Which Greek Islands should we visit?

By Michael Gebicki
Mykonos, the Cinderella of the Aegean.

Mykonos, the Cinderella of the Aegean.Credit: Alamy

WE ARE TWO MARRIED COUPLES IN OUR 60S PLANNING TO EXPLORE THE GREEK ISLANDS FOR 2-3 WEEKS IN SEPTEMBER 2015, FIRST TIMERS. WHAT ISLANDS WOULD YOU SUGGEST? SHOULD WE FLY BETWEEN THE ISLANDS OR TAKE FAST FERRIES? WE COULD RENT A CAR AND DRIVE AROUND ANY ISLANDS YOU SUGGEST. CAN WE LEAVE THE BULK OF OUR LUGGAGE IN ATHENS AND TRAVEL LIGHT AROUND THE ISLANDS?

F. MCINTOSH, ROSEBERRY

The Cyclades are the attention grabbers and for first-time visitors they're a happy introduction to the Greek Islands, almost guaranteed to bring you back for more. You could fly from Athens to Santorini, the most southerly of the Cyclades, then take ferries through other islands in the group back to the mainland.

Santorini is a bucket-list destination, the most surreal, exhilarating, spectacular and perhaps the most un-Greek of all the Greek islands.
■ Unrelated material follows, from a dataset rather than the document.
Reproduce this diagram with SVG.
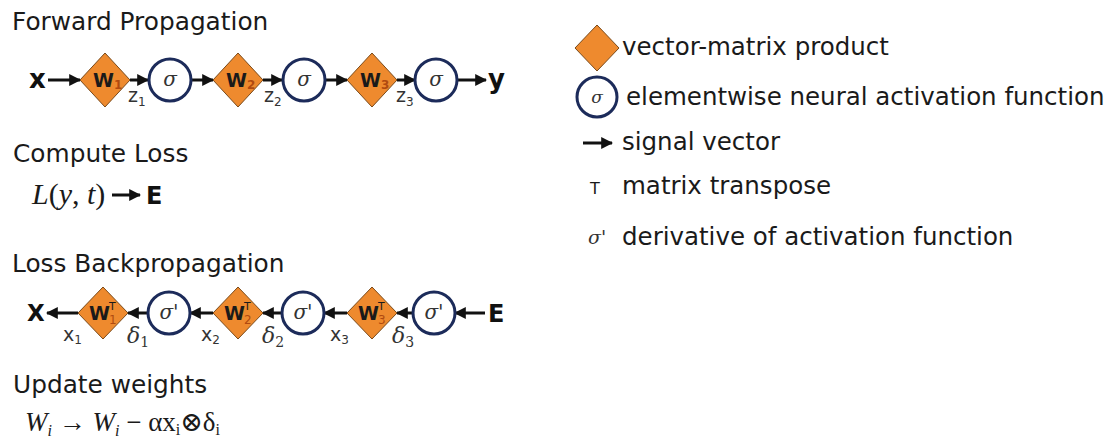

It has no olive groves, no classical temples and no harbours with prancing fishing boats. What it does have is a wild, weird, supernatural landscape of stony fields, rearing red cliffs and black-sand beaches that testify to the violence of the volcanic explosion that wrenched the island apart in about 1450 B.C.
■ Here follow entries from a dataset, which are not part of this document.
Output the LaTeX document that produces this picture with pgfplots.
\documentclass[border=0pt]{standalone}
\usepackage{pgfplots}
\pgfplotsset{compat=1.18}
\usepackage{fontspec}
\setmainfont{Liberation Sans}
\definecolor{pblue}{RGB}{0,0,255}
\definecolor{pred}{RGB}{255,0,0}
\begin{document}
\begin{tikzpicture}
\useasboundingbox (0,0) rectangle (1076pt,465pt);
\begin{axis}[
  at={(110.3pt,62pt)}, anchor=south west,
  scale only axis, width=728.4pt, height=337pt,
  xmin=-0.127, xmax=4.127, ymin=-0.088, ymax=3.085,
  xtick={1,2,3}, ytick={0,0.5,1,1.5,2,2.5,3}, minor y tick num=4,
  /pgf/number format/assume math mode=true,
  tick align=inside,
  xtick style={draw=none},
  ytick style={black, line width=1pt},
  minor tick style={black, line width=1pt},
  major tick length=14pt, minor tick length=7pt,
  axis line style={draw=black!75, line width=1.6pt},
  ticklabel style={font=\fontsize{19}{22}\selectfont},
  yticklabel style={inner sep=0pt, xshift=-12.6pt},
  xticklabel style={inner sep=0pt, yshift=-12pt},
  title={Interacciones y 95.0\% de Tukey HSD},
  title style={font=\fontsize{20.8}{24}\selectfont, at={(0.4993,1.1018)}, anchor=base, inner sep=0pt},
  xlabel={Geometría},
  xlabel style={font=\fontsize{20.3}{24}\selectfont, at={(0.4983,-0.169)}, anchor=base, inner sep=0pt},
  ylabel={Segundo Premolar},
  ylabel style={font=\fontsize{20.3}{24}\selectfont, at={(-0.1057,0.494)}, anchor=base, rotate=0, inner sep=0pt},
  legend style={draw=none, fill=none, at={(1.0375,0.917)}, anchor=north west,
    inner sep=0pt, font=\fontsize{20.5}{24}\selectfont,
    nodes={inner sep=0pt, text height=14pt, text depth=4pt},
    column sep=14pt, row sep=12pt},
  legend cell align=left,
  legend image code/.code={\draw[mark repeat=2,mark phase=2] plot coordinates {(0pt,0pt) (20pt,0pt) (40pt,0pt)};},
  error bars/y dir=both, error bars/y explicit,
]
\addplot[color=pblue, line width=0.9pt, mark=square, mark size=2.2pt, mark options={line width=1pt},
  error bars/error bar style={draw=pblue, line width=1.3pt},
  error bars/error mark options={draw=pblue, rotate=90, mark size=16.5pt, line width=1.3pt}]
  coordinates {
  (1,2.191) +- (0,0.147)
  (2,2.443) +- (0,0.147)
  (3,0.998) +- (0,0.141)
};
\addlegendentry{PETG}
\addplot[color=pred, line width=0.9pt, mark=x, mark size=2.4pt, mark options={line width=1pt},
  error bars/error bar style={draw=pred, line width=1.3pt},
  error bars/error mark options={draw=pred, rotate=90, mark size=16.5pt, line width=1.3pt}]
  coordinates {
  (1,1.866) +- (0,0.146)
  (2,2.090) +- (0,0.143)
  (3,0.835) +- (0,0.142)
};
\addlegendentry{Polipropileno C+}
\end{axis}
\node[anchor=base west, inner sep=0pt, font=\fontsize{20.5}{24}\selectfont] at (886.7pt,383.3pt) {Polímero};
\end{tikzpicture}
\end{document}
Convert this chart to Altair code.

The other Cycladics set the tone for the Greek Islands, each another rearrangement of olive groves, whiskery men on donkeys and whitewashed houses curled around a glossy blue seafront.
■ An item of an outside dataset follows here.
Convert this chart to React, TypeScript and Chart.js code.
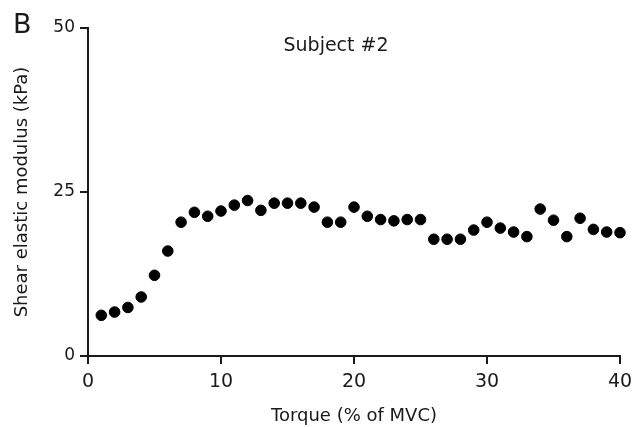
import React, { useEffect, useRef } from "react";
import { Chart, registerables } from "chart.js";

Chart.register(...registerables);

const torque: number[] = [
  1, 2, 3, 4, 5, 6, 7, 8, 9, 10,
  11, 12, 13, 14, 15, 16, 17, 18, 19, 20,
  21, 22, 23, 24, 25, 26, 27, 28, 29, 30,
  31, 32, 33, 34, 35, 36, 37, 38, 39, 40,
];
const modulus: number[] = [
  6.2, 6.7, 7.4, 9.0, 12.3, 16.0, 20.4, 21.9, 21.3, 22.1,
  23.0, 23.7, 22.2, 23.3, 23.3, 23.3, 22.7, 20.4, 20.4, 22.7,
  21.3, 20.8, 20.6, 20.8, 20.8, 17.8, 17.8, 17.8, 19.2, 20.4,
  19.5, 18.9, 18.2, 22.4, 20.7, 18.2, 21.0, 19.3, 18.9, 18.8,
];
const xTicks: number[] = [0, 10, 20, 30, 40];
const yTicks: number[] = [0, 25, 50];
const panelLabel = "B";
const subjectTitle = "Subject #2";
const xTitle = "Torque (% of MVC)";
const yTitle = "Shear elastic modulus (kPa)";

const FONT = "'DejaVu Sans', sans-serif";
const INK = "#1a1a1a";

const textPlugin = {
  id: "panelText",
  afterDraw(chart: any) {
    const ctx = chart.ctx;
    ctx.save();
    ctx.fillStyle = INK;
    ctx.textBaseline = "alphabetic";
    ctx.textAlign = "left";
    ctx.font = `27px ${FONT}`;
    ctx.fillText(panelLabel, 13, 33);
    ctx.textAlign = "center";
    ctx.font = `19px ${FONT}`;
    ctx.fillText(subjectTitle, 336, 51);
    ctx.restore();
  },
};

export default function App() {
  const ref = useRef<HTMLCanvasElement | null>(null);
  useEffect(() => {
    if (!ref.current) return;
    const chart = new Chart(ref.current, {
      type: "scatter",
      data: {
        datasets: [
          {
            data: torque.map((t, i) => ({ x: t, y: modulus[i] })),
            backgroundColor: "#000",
            borderColor: "#000",
            pointRadius: 5.3,
            pointHoverRadius: 5.3,
            clip: false as any,
          },
        ],
      },
      options: {
        animation: false,
        responsive: false,
        events: [],
        layout: { padding: { top: 28, right: 15, left: 0, bottom: 0 } },
        plugins: {
          legend: { display: false },
          tooltip: { enabled: false },
          title: { display: false },
        },
        scales: {
          x: {
            type: "linear",
            min: 0,
            max: 40,
            afterFit: (s: any) => {
              s.height = 71;
              s.paddingLeft = 0;
              s.paddingRight = 0;
            },
            afterBuildTicks: (s: any) => {
              s.ticks = xTicks.map((v) => ({ value: v }));
            },
            border: { display: true, color: INK, width: 2 },
            grid: {
              display: true,
              drawOnChartArea: false,
              drawTicks: true,
              tickLength: 8,
              tickColor: INK,
              lineWidth: 2,
            },
            ticks: {
              color: INK,
              font: { family: FONT, size: 19 },
              padding: 7,
              maxRotation: 0,
            },
            title: {
              display: true,
              text: xTitle,
              color: INK,
              font: { family: FONT, size: 18 },
              padding: { top: 0, bottom: 0 },
            },
          },
          y: {
            type: "linear",
            min: 0,
            max: 50,
            afterFit: (s: any) => {
              s.width = 88;
              s.paddingTop = 0;
              s.paddingBottom = 0;
            },
            afterBuildTicks: (s: any) => {
              s.ticks = yTicks.map((v) => ({ value: v }));
            },
            border: { display: true, color: INK, width: 2 },
            grid: {
              display: true,
              drawOnChartArea: false,
              drawTicks: true,
              tickLength: 8,
              tickColor: INK,
              lineWidth: 2,
            },
            ticks: {
              color: INK,
              font: { family: FONT, size: 17 },
              padding: 5,
            },
            title: {
              display: true,
              text: yTitle,
              color: INK,
              font: { family: FONT, size: 18 },
              padding: { top: 12, bottom: 0 },
            },
          },
        },
      },
      plugins: [textPlugin],
    });
    return () => chart.destroy();
  }, []);
  return (
    <div style={{ position: "fixed", left: 0, top: 0, width: 635, height: 427, background: "#fff" }}>
      <canvas ref={ref} width={635} height={427} style={{ width: 635, height: 427 }} />
    </div>
  );
}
Gorgeous little Mykonos is the Cinderella of the Aegean. In the main town sugar-cube houses are hung with tottering wooden balconies and photogenically overlooked by windmills. Throughout July and August Mykonos is party central but by September the fires should have cooled and there are plenty of less raucous options in the Cyclades.

Just off Mykonos, Delos is two square kilometres of outdoor museum piled with temples, altars and statues. To the south is Naxos, largest and greenest of the Cyclades. Rising from the harbour of the capital, another Naxos, a warren of streets seeps through the medieval town to a Venetian fortress. By local standards the terraced interior of the island is an oasis, lushly watered and quilted with olive groves, vineyards and giant fig trees so ancient that they have burst open, and provided the villagers with a convenient niche in which to install roadside shrines.

You certainly could hire a car and explore but see how you feel when you're there, there is no real need to make this decision in advance.

You should be able to arrange with your Athens hotel to leave some luggage and travel light around the islands.